▶ [Given task] The material below holds pictures; leave them out and reproduce exactly the lines from the one with "Convert this chart" through the one with "ell_r = [-0.08, 0.65, 0.50, -0.06]", inclusive.

▶ [Data lines]
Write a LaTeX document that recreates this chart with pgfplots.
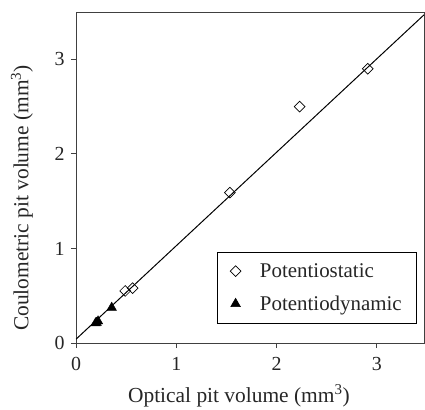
\documentclass[border=0pt]{standalone}
\usepackage{fontspec}
\setmainfont{Liberation Serif}
\usepackage{pgfplots}
\pgfplotsset{compat=1.18}

\begin{document}
\begin{tikzpicture}
\begin{axis}[
  scale only axis,
  width=348bp, height=331bp,
  xmin=0, xmax=3.47, ymin=0, ymax=3.5,
  xtick={0,1,2,3}, ytick={0,1,2,3},
  tick align=outside,
  xtick pos=bottom, ytick pos=left,
  major tick length=5bp,
  axis line style={black!75, line width=0.8pt},
  tick style={black!75, line width=0.8pt},
  tick label style={font=\fontsize{20}{22}\selectfont, text=black!85},
  xticklabel style={yshift=-6bp},
  yticklabel style={xshift=-3bp},
  label style={font=\fontsize{21.5}{24}\selectfont, text=black!85},
  /pgf/number format/assume math mode=true,
  xlabel={Optical pit volume (mm\textsuperscript{3})},
  ylabel={Coulometric pit volume (mm\textsuperscript{3})},
  xlabel style={at={(rel axis cs:0.468,0)}, anchor=center, yshift=-53bp},
  ylabel style={at={(rel axis cs:0,0.438)}, anchor=center, yshift=54bp},
  legend style={at={(rel axis cs:0.98,0.06)}, anchor=south east,
    font=\fontsize{21}{23}\selectfont, draw=black, line width=0.6pt,
    row sep=13bp, inner xsep=13bp, inner ysep=9bp,
    cells={anchor=west}, text=black!85,
    /tikz/every odd column/.append style={column sep=17bp}},
  legend cell align=left,
]
\addplot[only marks, mark=square, mark size=3.8bp, mark options={rotate=45, line width=0.7pt, fill=white}]
  coordinates {(2.91,2.90) (2.23,2.50) (1.535,1.59) (0.49,0.55) (0.565,0.58)};
\addlegendentry{Potentiostatic}
\addplot[only marks, mark=triangle*, mark size=5.5bp, black]
  coordinates {(0.356,0.374) (0.206,0.215) (0.22,0.23) (0.195,0.21)};
\addlegendentry{Potentiodynamic}
\addplot[black, line width=1pt, forget plot] coordinates {(0,0.04) (3.47,3.47)};
\coordinate (o) at (rel axis cs:0,0);
\end{axis}
\pgfresetboundingbox
\path[use as bounding box] (o) ++(-76bp,-67bp) rectangle ++(425bp,410bp);
\end{tikzpicture}
\end{document}
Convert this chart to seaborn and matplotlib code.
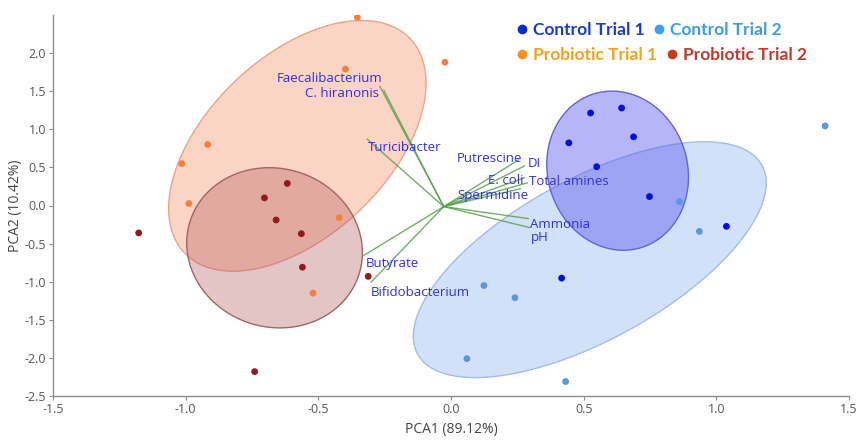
import numpy as np
import pandas as pd
import matplotlib
matplotlib.use("Agg")
import matplotlib.pyplot as plt
from matplotlib.lines import Line2D
from matplotlib.colors import to_rgba
import seaborn as sns

# ---- scores (PCA1, PCA2) per group ----
groups = ["Control Trial 1", "Control Trial 2", "Probiotic Trial 1", "Probiotic Trial 2"]

ctrl1_pc1 = [0.526, 0.643, 0.444, 0.688, 0.549, 0.748, 1.038, 0.417]
ctrl1_pc2 = [1.214, 1.279, 0.822, 0.901, 0.509, 0.117, -0.274, -0.953]
ctrl2_pc1 = [1.410, 0.861, 0.936, 0.124, 0.241, 0.060, 0.432]
ctrl2_pc2 = [1.044, 0.050, -0.340, -1.050, -1.210, -2.010, -2.310]
prob1_pc1 = [-0.353, -0.398, -0.023, -0.917, -1.015, -0.988, -0.421, -0.520]
prob1_pc2 = [2.470, 1.790, 1.880, 0.800, 0.550, 0.026, -0.160, -1.150]
prob2_pc1 = [-1.177, -0.617, -0.703, -0.659, -0.564, -0.560, -0.312, -0.740]
prob2_pc2 = [-0.360, 0.290, 0.100, -0.190, -0.370, -0.810, -0.930, -2.180]

# ---- density ellipses: centre, half-extents along each axis, correlation ----
ell_cx = [0.628, 0.523, -0.579, -0.665]
ell_cy = [0.457, -0.711, 0.783, -0.555]
ell_ax = [0.267, 0.665, 0.485, 0.331]
ell_ay = [1.044, 1.547, 1.645, 1.051]
ell_r = [-0.08, 0.65, 0.50, -0.06]

# ---- loading vectors ----
var_names = ["Faecalibacterium", "C. hiranonis", "Turicibacter", "Putrescine", "DI",
             "E. coli", "Total amines", "Spermidine", "Ammonia", "pH",
             "Butyrate", "Bifidobacterium"]
load_pc1 = [-0.241, -0.226, -0.289, 0.282, 0.305, 0.305, 0.316, 0.290, 0.319, 0.323, -0.301, -0.274]
load_pc2 = [1.580, 1.527, 0.888, 0.614, 0.535, 0.379, 0.313, 0.235, -0.157, -0.274, -0.640, -0.992]

x_ticks = [-1.5, -1.0, -0.5, 0.0, 0.5, 1.0, 1.5]
y_ticks = [-2.5, -2.0, -1.5, -1.0, -0.5, 0.0, 0.5, 1.0, 1.5, 2.0]

# label placement relative to each vector tip (pixels, alignment)
label_off = [(3, 8, "right"), (-5, -3, "right"), (1, -9, "left"), (4, 1, "right"),
             (3, 2, "left"), (-1, -3, "right"), (1, 1, "left"), (8, -7, "right"),
             (2, -6, "left"), (1, -10, "left"), (2, -8, "left"), (0, -10, "left")]

point_colors = ["#0010dc", "#5a98de", "#f5803e", "#8e1c1c"]
ell_face = [("#5b5bef", 0.45), ("#8fb4ee", 0.40), ("#f4a080", 0.45), ("#b35a5a", 0.35)]
ell_edge = ["#6464d6", "#a3bde8", "#eba48c", "#a46464"]
legend_marker = ["#0a2bd0", "#3aa0f0", "#f7941d", "#c43d1f"]
legend_text = ["#1a3cc8", "#3d9be9", "#f5a31c", "#c0392b"]

pc1_all = [ctrl1_pc1, ctrl2_pc1, prob1_pc1, prob2_pc1]
pc2_all = [ctrl1_pc2, ctrl2_pc2, prob1_pc2, prob2_pc2]
scores = pd.concat(
    [pd.DataFrame({"PCA1": a, "PCA2": b, "Group": g}) for a, b, g in zip(pc1_all, pc2_all, groups)],
    ignore_index=True)

sns.set_style("ticks")
plt.rcParams["font.family"] = ["Open Sans", "DejaVu Sans"]
plt.rcParams["axes.unicode_minus"] = False

fig = plt.figure(figsize=(8.59, 4.41), dpi=100)
ax = fig.add_axes([53 / 859, 45 / 441, 796 / 859, 381 / 441])

# ellipses
t = np.linspace(0, 2 * np.pi, 300)
for i in [1, 0, 2, 3]:
    r = ell_r[i]
    ex = ell_cx[i] + ell_ax[i] * np.cos(t)
    ey = ell_cy[i] + ell_ay[i] * (r * np.cos(t) + np.sqrt(1 - r ** 2) * np.sin(t))
    fc, a = ell_face[i]
    ax.fill(ex, ey, facecolor=to_rgba(fc, a), edgecolor=ell_edge[i], lw=1.0, zorder=1)

# loading vectors from the centroid of the scores
ox, oy = scores["PCA1"].mean(), scores["PCA2"].mean()
for name, lx, ly, (dx, dy, ha) in zip(var_names, load_pc1, load_pc2, label_off):
    ax.plot([ox, ox + lx], [oy, oy + ly], color="#5aa24c", lw=1.0, alpha=0.85, zorder=2)
    ax.annotate(name, xy=(ox + lx, oy + ly), xytext=(dx * 0.72, dy * 0.72),
                textcoords="offset points", ha=ha, va="center",
                fontsize=9.5, color="#3030e0", zorder=4)

# scores
sns.scatterplot(data=scores, x="PCA1", y="PCA2", hue="Group", hue_order=groups,
                palette=point_colors, s=24, edgecolor="none", legend=False, ax=ax, zorder=3)

ax.set_xlim(-1.5, 1.5)
ax.set_ylim(-2.5, 2.5)
ax.set_xticks(x_ticks)
ax.set_yticks(y_ticks)
ax.set_xticklabels([f"{v:.1f}" for v in x_ticks])
ax.set_yticklabels([f"{v:.1f}" for v in y_ticks])
ax.tick_params(length=3, width=0.8, color="#8c8c8c", labelsize=9, labelcolor="#555555", pad=2)
sns.despine(ax=ax)
for s in ["left", "bottom"]:
    ax.spines[s].set_color("#8c8c8c")
    ax.spines[s].set_linewidth(1.0)
ax.set_xlabel("PCA1 (89.12%)", fontsize=10, color="#444444", labelpad=4)
ax.set_ylabel("PCA2 (10.42%)", fontsize=10, color="#444444", labelpad=1)

# legend: two rows of coloured entries
rows = [[0, 1], [2, 3]]
row_y = [1 - 30 / 441, 1 - 55 / 441]
for row, yy in zip(rows, row_y):
    handles = [Line2D([], [], marker="o", ls="", color=legend_marker[i], markersize=6) for i in row]
    leg = fig.legend(handles, [groups[i] for i in row], loc="center left",
                     bbox_to_anchor=(517 / 859, yy), ncol=2, frameon=False,
                     borderpad=0, borderaxespad=0, handlelength=0.6, handletextpad=0.35,
                     columnspacing=0.5,
                     prop={"family": ["Lato", "DejaVu Sans"], "weight": "bold", "size": 12.5})
    for txt, i in zip(leg.get_texts(), row):
        txt.set_color(legend_text[i])

fig.savefig("out.png", dpi=100)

▶ [Exercise solution]
Convert this chart to seaborn and matplotlib code.
import numpy as np
import pandas as pd
import matplotlib
matplotlib.use("Agg")
import matplotlib.pyplot as plt
from matplotlib.lines import Line2D
from matplotlib.colors import to_rgba
import seaborn as sns

# ---- scores (PCA1, PCA2) per group ----
groups = ["Control Trial 1", "Control Trial 2", "Probiotic Trial 1", "Probiotic Trial 2"]

ctrl1_pc1 = [0.526, 0.643, 0.444, 0.688, 0.549, 0.748, 1.038, 0.417]
ctrl1_pc2 = [1.214, 1.279, 0.822, 0.901, 0.509, 0.117, -0.274, -0.953]
ctrl2_pc1 = [1.410, 0.861, 0.936, 0.124, 0.241, 0.060, 0.432]
ctrl2_pc2 = [1.044, 0.050, -0.340, -1.050, -1.210, -2.010, -2.310]
prob1_pc1 = [-0.353, -0.398, -0.023, -0.917, -1.015, -0.988, -0.421, -0.520]
prob1_pc2 = [2.470, 1.790, 1.880, 0.800, 0.550, 0.026, -0.160, -1.150]
prob2_pc1 = [-1.177, -0.617, -0.703, -0.659, -0.564, -0.560, -0.312, -0.740]
prob2_pc2 = [-0.360, 0.290, 0.100, -0.190, -0.370, -0.810, -0.930, -2.180]

# ---- density ellipses: centre, half-extents along each axis, correlation ----
ell_cx = [0.628, 0.523, -0.579, -0.665]
ell_cy = [0.457, -0.711, 0.783, -0.555]
ell_ax = [0.267, 0.665, 0.485, 0.331]
ell_ay = [1.044, 1.547, 1.645, 1.051]
ell_r = [-0.08, 0.65, 0.50, -0.06]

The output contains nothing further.